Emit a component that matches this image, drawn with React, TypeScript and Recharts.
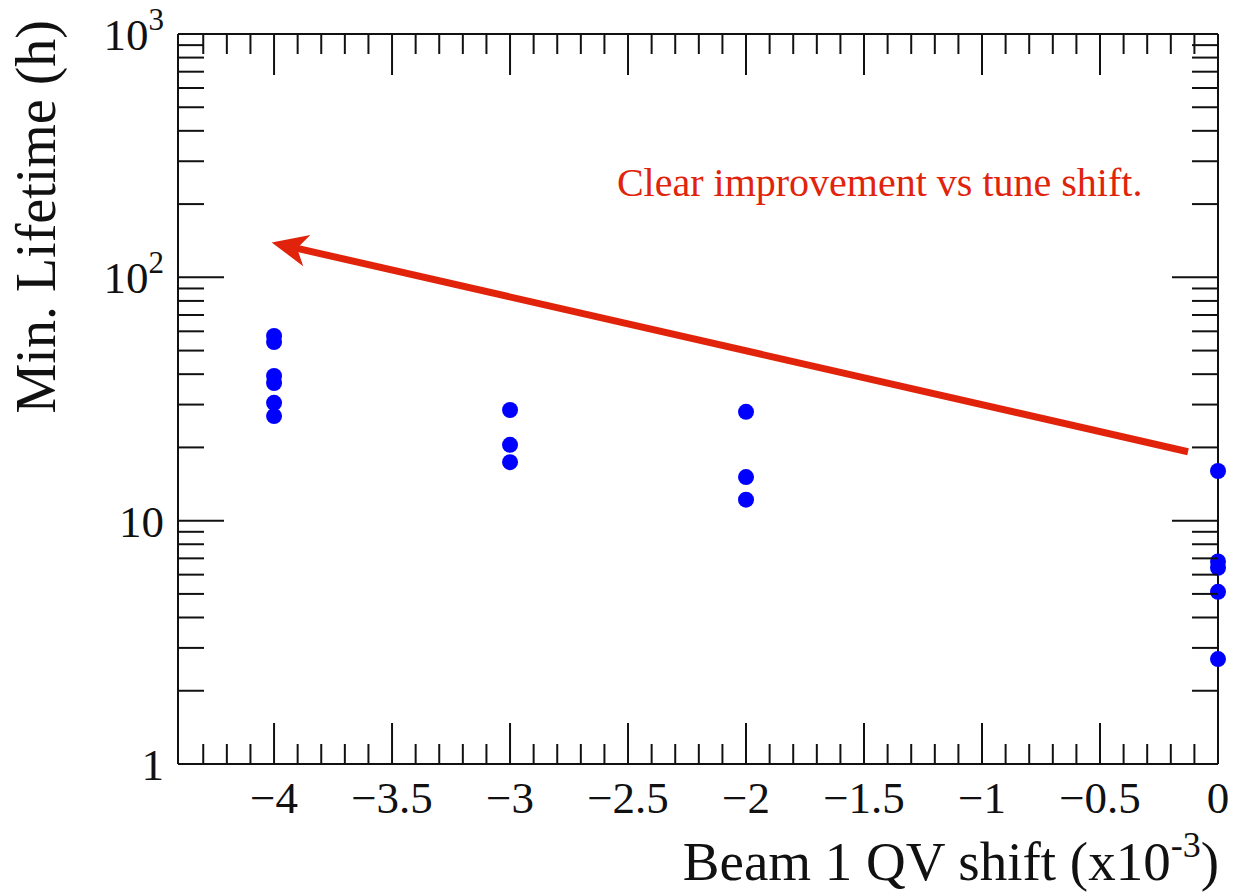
import { ScatterChart, Scatter, XAxis, YAxis, ReferenceLine, ReferenceDot } from "recharts";

const FONT = "'Liberation Serif', 'Times New Roman', serif";
const INK = "#111";
const BLUE = "#0000ff";
const RED = "#e1230b";

// minimum lifetime (h) measured at each Beam 1 QV shift (x10^-3)
const shiftValues = [-4, -3, -2, 0];
const lifetimeAtMinus4 = [57.4, 54.2, 39.3, 36.8, 30.5, 26.9];
const lifetimeAtMinus3 = [28.5, 20.5, 17.4];
const lifetimeAtMinus2 = [28.0, 15.1, 12.2];
const lifetimeAtZero = [16.0, 6.8, 6.4, 5.1, 2.7];

const xMajorTicks = [-4, -3.5, -3, -2.5, -2, -1.5, -1, -0.5, 0];
const xMajorLabels = ["\u22124", "\u22123.5", "\u22123", "\u22122.5", "\u22122", "\u22121.5", "\u22121", "\u22120.5", "0"];
const yMajorTicks = [1, 10, 100, 1000];
const yMajorBase = ["1", "10", "10", "10"];
const yMajorExp = ["", "", "2", "3"];

const xDomain: [number, number] = [-4.407, 0];
const yDomain: [number, number] = [1, 1000];

// arrow and note, in data coordinates
const arrowTail = { x: -0.127, y: 19.2 };
const arrowTip = { x: -4.01, y: 139 };
const noteText = "Clear improvement vs tune shift.";
const notePos = { x: -2.547, y: 216 };

const points = [lifetimeAtMinus4, lifetimeAtMinus3, lifetimeAtMinus2, lifetimeAtZero].flatMap((vals, i) =>
  vals.map((y) => ({ x: shiftValues[i], y }))
);

// minor ticks every 0.1 on x, 2..9 per decade on y
const xTicks: number[] = [];
for (let i = -43; i <= 0; i++) xTicks.push(i / 10);
const yTicks: number[] = [];
for (let d = 1; d < 1000; d *= 10) for (let k = 1; k < 10; k++) yTicks.push(k * d);
yTicks.push(1000);

const isXMajor = (v: number) => Math.abs(v * 2 - Math.round(v * 2)) < 1e-6;
const yMajorIndex = (v: number) => yMajorTicks.findIndex((t) => Math.abs(t - v) < 1e-9);

const X_MAJOR = 41;
const X_MINOR = 20;
const Y_MAJOR = 46;
const Y_MINOR = 26;

function BottomTick({ x, y, payload }: any) {
  const v = payload.value as number;
  const major = isXMajor(v);
  const idx = xMajorTicks.findIndex((t) => Math.abs(t - v) < 1e-6);
  return (
    <g>
      <line x1={x} x2={x} y1={y} y2={y - (major ? X_MAJOR : X_MINOR)} stroke={INK} strokeWidth={2} />
      {major && idx >= 0 && (
        <text x={x} y={y + 49} textAnchor="middle" fontFamily={FONT} fontSize={45} fill={INK}>
          {xMajorLabels[idx]}
        </text>
      )}
    </g>
  );
}

function TopTick({ x, y, payload }: any) {
  const major = isXMajor(payload.value);
  return <line x1={x} x2={x} y1={y} y2={y + (major ? X_MAJOR : X_MINOR)} stroke={INK} strokeWidth={2} />;
}

function LeftTick({ x, y, payload }: any) {
  const idx = yMajorIndex(payload.value);
  const major = idx >= 0;
  return (
    <g>
      <line x1={x} x2={x + (major ? Y_MAJOR : Y_MINOR)} y1={y} y2={y} stroke={INK} strokeWidth={2} />
      {major && (
        <text x={x - 14} y={y + 16} textAnchor="end" fontFamily={FONT} fontSize={45} fill={INK}>
          <tspan>{yMajorBase[idx]}</tspan>
          {yMajorExp[idx] && (
            <tspan dy={-20} fontSize={31}>
              {yMajorExp[idx]}
            </tspan>
          )}
        </text>
      )}
    </g>
  );
}

function RightTick({ x, y, payload }: any) {
  const major = yMajorIndex(payload.value) >= 0;
  return <line x1={x} x2={x - (major ? Y_MAJOR : Y_MINOR)} y1={y} y2={y} stroke={INK} strokeWidth={2} />;
}

function Arrow(props: any) {
  const { x1, y1, x2, y2 } = props;
  const dx = x2 - x1;
  const dy = y2 - y1;
  const len = Math.hypot(dx, dy);
  const ux = dx / len;
  const uy = dy / len;
  const nx = -uy;
  const ny = ux;
  const headLen = 36;
  const halfW = 16;
  const notch = 26;
  const bx = x2 - headLen * ux;
  const by = y2 - headLen * uy;
  const head = [
    [x2, y2],
    [bx + halfW * nx, by + halfW * ny],
    [x2 - notch * ux, y2 - notch * uy],
    [bx - halfW * nx, by - halfW * ny],
  ]
    .map((p) => p.join(","))
    .join(" ");
  return (
    <g>
      <line x1={x1} y1={y1} x2={x2 - (notch - 2) * ux} y2={y2 - (notch - 2) * uy} stroke={RED} strokeWidth={7} />
      <polygon points={head} fill={RED} />
    </g>
  );
}

export default function App() {
  return (
    <div style={{ position: "absolute", left: 0, top: 0, background: "#fff" }}>
      <ScatterChart width={1233} height={896} margin={{ top: 33, right: 14, bottom: 0, left: 0 }}>
        <XAxis
          xAxisId={0}
          type="number"
          dataKey="x"
          domain={xDomain}
          ticks={xTicks}
          interval={0}
          tickSize={0}
          tickMargin={0}
          tick={<BottomTick />}
          axisLine={{ stroke: INK, strokeWidth: 2 }}
          height={132}
          label={{
            content: ({ viewBox }: any) => (
              <text
                x={viewBox.x + viewBox.width + 1}
                y={viewBox.y + 116}
                textAnchor="end"
                fontFamily={FONT}
                fontSize={55}
                fill={INK}
              >
                <tspan>Beam 1 QV shift (x10</tspan>
                <tspan dy={-23} fontSize={36}>-3</tspan>
                <tspan dy={23}>)</tspan>
              </text>
            ),
          }}
        />
        <XAxis
          xAxisId="top"
          orientation="top"
          type="number"
          dataKey="x"
          domain={xDomain}
          allowDataOverflow
          ticks={xTicks}
          interval={0}
          tickSize={0}
          tickMargin={0}
          tick={<TopTick />}
          axisLine={{ stroke: INK, strokeWidth: 2 }}
          height={1}
        />
        <YAxis
          yAxisId={0}
          type="number"
          dataKey="y"
          scale="log"
          domain={yDomain}
          ticks={yTicks}
          interval={0}
          tickSize={0}
          tickMargin={0}
          tick={<LeftTick />}
          axisLine={{ stroke: INK, strokeWidth: 2 }}
          width={178}
          label={{
            content: () => (
              <text
                x={55}
                y={20}
                transform="rotate(-90, 55, 20)"
                textAnchor="end"
                fontFamily={FONT}
                fontSize={56}
                fill={INK}
              >
                Min. Lifetime (h)
              </text>
            ),
          }}
        />
        <YAxis
          yAxisId="right"
          orientation="right"
          type="number"
          dataKey="y"
          scale="log"
          domain={yDomain}
          allowDataOverflow
          ticks={yTicks}
          interval={0}
          tickSize={0}
          tickMargin={0}
          tick={<RightTick />}
          axisLine={{ stroke: INK, strokeWidth: 2 }}
          width={1}
        />
        <ReferenceLine
          segment={[arrowTail, arrowTip]}
          ifOverflow="visible"
          shape={(p: any) => <Arrow {...p} />}
        />
        <ReferenceDot
          x={notePos.x}
          y={notePos.y}
          r={0}
          ifOverflow="visible"
          shape={(p: any) => (
            <text x={p.cx} y={p.cy} fontFamily={FONT} fontSize={40} fill={RED}>
              {noteText}
            </text>
          )}
        />
        <Scatter
          data={points}
          isAnimationActive={false}
          zIndex={900}
          shape={(p: any) => <circle cx={p.cx} cy={p.cy} r={8} fill={BLUE} />}
        />
      </ScatterChart>
    </div>
  );
}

▸ **GOAL**
Copy out all the data without changing anything, and drop the pictures.

▸ **RESPONSE**
Emit a component that matches this image, drawn with React, TypeScript and Recharts.
import { ScatterChart, Scatter, XAxis, YAxis, ReferenceLine, ReferenceDot } from "recharts";

const FONT = "'Liberation Serif', 'Times New Roman', serif";
const INK = "#111";
const BLUE = "#0000ff";
const RED = "#e1230b";

// minimum lifetime (h) measured at each Beam 1 QV shift (x10^-3)
const shiftValues = [-4, -3, -2, 0];
const lifetimeAtMinus4 = [57.4, 54.2, 39.3, 36.8, 30.5, 26.9];
const lifetimeAtMinus3 = [28.5, 20.5, 17.4];
const lifetimeAtMinus2 = [28.0, 15.1, 12.2];
const lifetimeAtZero = [16.0, 6.8, 6.4, 5.1, 2.7];

const xMajorTicks = [-4, -3.5, -3, -2.5, -2, -1.5, -1, -0.5, 0];
const xMajorLabels = ["\u22124", "\u22123.5", "\u22123", "\u22122.5", "\u22122", "\u22121.5", "\u22121", "\u22120.5", "0"];
const yMajorTicks = [1, 10, 100, 1000];
const yMajorBase = ["1", "10", "10", "10"];
const yMajorExp = ["", "", "2", "3"];

const xDomain: [number, number] = [-4.407, 0];
const yDomain: [number, number] = [1, 1000];

// arrow and note, in data coordinates
const arrowTail = { x: -0.127, y: 19.2 };
const arrowTip = { x: -4.01, y: 139 };
const noteText = "Clear improvement vs tune shift.";
const notePos = { x: -2.547, y: 216 };

const points = [lifetimeAtMinus4, lifetimeAtMinus3, lifetimeAtMinus2, lifetimeAtZero].flatMap((vals, i) =>
  vals.map((y) => ({ x: shiftValues[i], y }))
);

// minor ticks every 0.1 on x, 2..9 per decade on y
const xTicks: number[] = [];
for (let i = -43; i <= 0; i++) xTicks.push(i / 10);
const yTicks: number[] = [];
for (let d = 1; d < 1000; d *= 10) for (let k = 1; k < 10; k++) yTicks.push(k * d);
yTicks.push(1000);

const isXMajor = (v: number) => Math.abs(v * 2 - Math.round(v * 2)) < 1e-6;
const yMajorIndex = (v: number) => yMajorTicks.findIndex((t) => Math.abs(t - v) < 1e-9);

const X_MAJOR = 41;
const X_MINOR = 20;
const Y_MAJOR = 46;
const Y_MINOR = 26;

function BottomTick({ x, y, payload }: any) {
  const v = payload.value as number;
  const major = isXMajor(v);
  const idx = xMajorTicks.findIndex((t) => Math.abs(t - v) < 1e-6);
  return (
    <g>
      <line x1={x} x2={x} y1={y} y2={y - (major ? X_MAJOR : X_MINOR)} stroke={INK} strokeWidth={2} />
      {major && idx >= 0 && (
        <text x={x} y={y + 49} textAnchor="middle" fontFamily={FONT} fontSize={45} fill={INK}>
          {xMajorLabels[idx]}
        </text>
      )}
    </g>
  );
}

function TopTick({ x, y, payload }: any) {
  const major = isXMajor(payload.value);
  return <line x1={x} x2={x} y1={y} y2={y + (major ? X_MAJOR : X_MINOR)} stroke={INK} strokeWidth={2} />;
}

function LeftTick({ x, y, payload }: any) {
  const idx = yMajorIndex(payload.value);
  const major = idx >= 0;
  return (
    <g>
      <line x1={x} x2={x + (major ? Y_MAJOR : Y_MINOR)} y1={y} y2={y} stroke={INK} strokeWidth={2} />
      {major && (
        <text x={x - 14} y={y + 16} textAnchor="end" fontFamily={FONT} fontSize={45} fill={INK}>
          <tspan>{yMajorBase[idx]}</tspan>
          {yMajorExp[idx] && (
            <tspan dy={-20} fontSize={31}>
              {yMajorExp[idx]}
            </tspan>
          )}
        </text>
      )}
    </g>
  );
}

function RightTick({ x, y, payload }: any) {
  const major = yMajorIndex(payload.value) >= 0;
  return <line x1={x} x2={x - (major ? Y_MAJOR : Y_MINOR)} y1={y} y2={y} stroke={INK} strokeWidth={2} />;
}

function Arrow(props: any) {
  const { x1, y1, x2, y2 } = props;
  const dx = x2 - x1;
  const dy = y2 - y1;
  const len = Math.hypot(dx, dy);
  const ux = dx / len;
  const uy = dy / len;
  const nx = -uy;
  const ny = ux;
  const headLen = 36;
  const halfW = 16;
  const notch = 26;
  const bx = x2 - headLen * ux;
  const by = y2 - headLen * uy;
  const head = [
    [x2, y2],
    [bx + halfW * nx, by + halfW * ny],
    [x2 - notch * ux, y2 - notch * uy],
    [bx - halfW * nx, by - halfW * ny],
  ]
    .map((p) => p.join(","))
    .join(" ");
  return (
    <g>
      <line x1={x1} y1={y1} x2={x2 - (notch - 2) * ux} y2={y2 - (notch - 2) * uy} stroke={RED} strokeWidth={7} />
      <polygon points={head} fill={RED} />
    </g>
  );
}

export default function App() {
  return (
    <div style={{ position: "absolute", left: 0, top: 0, background: "#fff" }}>
      <ScatterChart width={1233} height={896} margin={{ top: 33, right: 14, bottom: 0, left: 0 }}>
        <XAxis
          xAxisId={0}
          type="number"
          dataKey="x"
          domain={xDomain}
          ticks={xTicks}
          interval={0}
          tickSize={0}
          tickMargin={0}
          tick={<BottomTick />}
          axisLine={{ stroke: INK, strokeWidth: 2 }}
          height={132}
          label={{
            content: ({ viewBox }: any) => (
              <text
                x={viewBox.x + viewBox.width + 1}
                y={viewBox.y + 116}
                textAnchor="end"
                fontFamily={FONT}
                fontSize={55}
                fill={INK}
              >
                <tspan>Beam 1 QV shift (x10</tspan>
                <tspan dy={-23} fontSize={36}>-3</tspan>
                <tspan dy={23}>)</tspan>
              </text>
            ),
          }}
        />
        <XAxis
          xAxisId="top"
          orientation="top"
          type="number"
          dataKey="x"
          domain={xDomain}
          allowDataOverflow
          ticks={xTicks}
          interval={0}
          tickSize={0}
          tickMargin={0}
          tick={<TopTick />}
          axisLine={{ stroke: INK, strokeWidth: 2 }}
          height={1}
        />
        <YAxis
          yAxisId={0}
          type="number"
          dataKey="y"
          scale="log"
          domain={yDomain}
          ticks={yTicks}
          interval={0}
          tickSize={0}
          tickMargin={0}
          tick={<LeftTick />}
          axisLine={{ stroke: INK, strokeWidth: 2 }}
          width={178}
          label={{
            content: () => (
              <text
                x={55}
                y={20}
                transform="rotate(-90, 55, 20)"
                textAnchor="end"
                fontFamily={FONT}
                fontSize={56}
                fill={INK}
              >
                Min. Lifetime (h)
              </text>
            ),
          }}
        />
        <YAxis
          yAxisId="right"
          orientation="right"
          type="number"
          dataKey="y"
          scale="log"
          domain={yDomain}
          allowDataOverflow
          ticks={yTicks}
          interval={0}
          tickSize={0}
          tickMargin={0}
          tick={<RightTick />}
          axisLine={{ stroke: INK, strokeWidth: 2 }}
          width={1}
        />
        <ReferenceLine
          segment={[arrowTail, arrowTip]}
          ifOverflow="visible"
          shape={(p: any) => <Arrow {...p} />}
        />
        <ReferenceDot
          x={notePos.x}
          y={notePos.y}
          r={0}
          ifOverflow="visible"
          shape={(p: any) => (
            <text x={p.cx} y={p.cy} fontFamily={FONT} fontSize={40} fill={RED}>
              {noteText}
            </text>
          )}
        />
        <Scatter
          data={points}
          isAnimationActive={false}
          zIndex={900}
          shape={(p: any) => <circle cx={p.cx} cy={p.cy} r={8} fill={BLUE} />}
        />
      </ScatterChart>
    </div>
  );
}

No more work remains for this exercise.